“For us in the heavy gumbo, we prefer a shank-type strip-till bar in the fall, which gives our ground time to mellow out and creates a nearly perfect seedbed come spring,” says Brad Meister, Bourbon, Ind. “I would never run a shank-type machine in the spring on my ground, you run the risk of smearing the sidewalls and drying the ground out too much. For us, the planting window is too narrow in the spring to do both. If it’s fit to make strips, it’s fit to plant,” Meister says.

Adam Nechanicky, Buckingham, Iowa, likes the peace of mind of having the trips over with and done. Plus, “My fall strips were far nicer than my spring strips,” he says. “I think a lot of it had to do with timing. I like to get them done in the fall; I’m concerned about getting strips and planting done in a timely manner. And, I use anhydrous ammonia, so I need a waiting period before planting (they say).”

“So true (waiting after the ammonia),” says University of Minnesota Extension Regional Educator Jodi DeJong-Hughes, who waited five days this spring before planting after applying her anhydrous ammonia to spring-built strips.”

Northern Iowa farmer John Schwarckis another fan of fall strip-till. “Because we have cold, wet springs 70% of the time, I feel it necessary to strip in the fall, then go over the strip lightly in the spring again to dry it out so we can plant several days earlier compared to waiting for a fall shank strip to dry enough to plant.

“Freshened fall strips work up much nicer than untouched ground in the spring if the ground is damp. My Pluribus really shone this spring doing exactly that. My corn looks as good or better than any I've seen in the area. This is continuous corn, too. I should give some of the credit to my GFX row cleaners and more so to RFX hydraulic down-force. I probably have the most even emergence and stand I've ever had, and it was a cold, wet spring, too,” Schwarck says. “The biggest advantage of coulter rigs (used for spring strips) is their flexibility.”

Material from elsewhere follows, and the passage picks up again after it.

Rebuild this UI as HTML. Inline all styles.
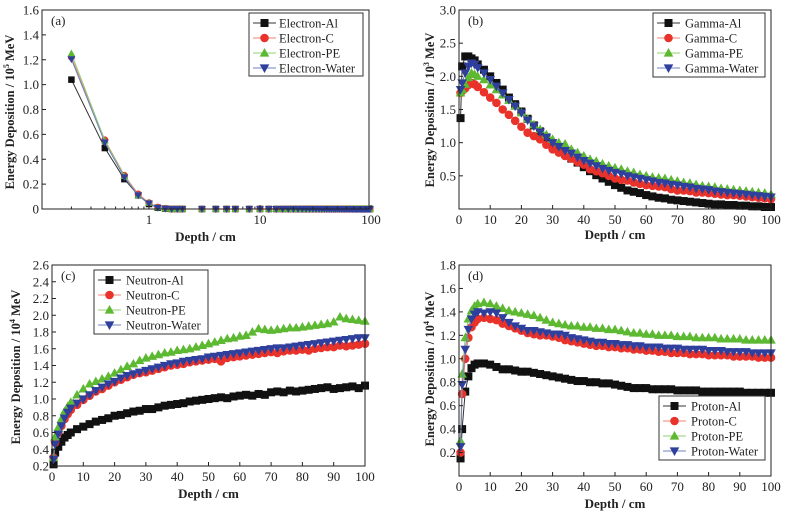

Patrick Gerke, Pilot Grove, Mo., prefers fall strip-till “if the weather cooperates. This year, I did all of mine in the spring, though, and it’s worked out OK so far.

“I use an anhydrous shank-type machine either spring or fall. That’s probably part of the reason I prefer fall if the weather cooperates. The overwintering of the fall strip helps to break down any clods, and the strip plants great in the spring then. The only problem I’ve had using it in the spring is when it’s slightly wet when stripping, the clods will sometimes dry out really fast, and the only option for planting is to set the row cleaners low enough to move the clods out of the way. That wasn’t a problem this spring, as conditions were near perfect and I had rain between stripping and planting to settle the strips,” Gerke says.

Fall strips are the first choice for Iowa State University Extension Agronomist Al-Kaisi. “The soil moisture in the fall generally makes better strips; it has fewer large clods and is better drained. This means a more consistent seedbed,” he says.

 “Iowa does not have a good spring window for field work, especially between planting and tillage. Very wet spring soil creates a lot of problems, including soil compaction in the strip zone and between rows, which can restrict root growth and ultimately reduce yield.”

Soil drainage is the main consideration for choosing fall or spring strip-tillage, Al-Kaisi says. “Well-drained soil may be more suited to spring strip-till than poorly drained soil.”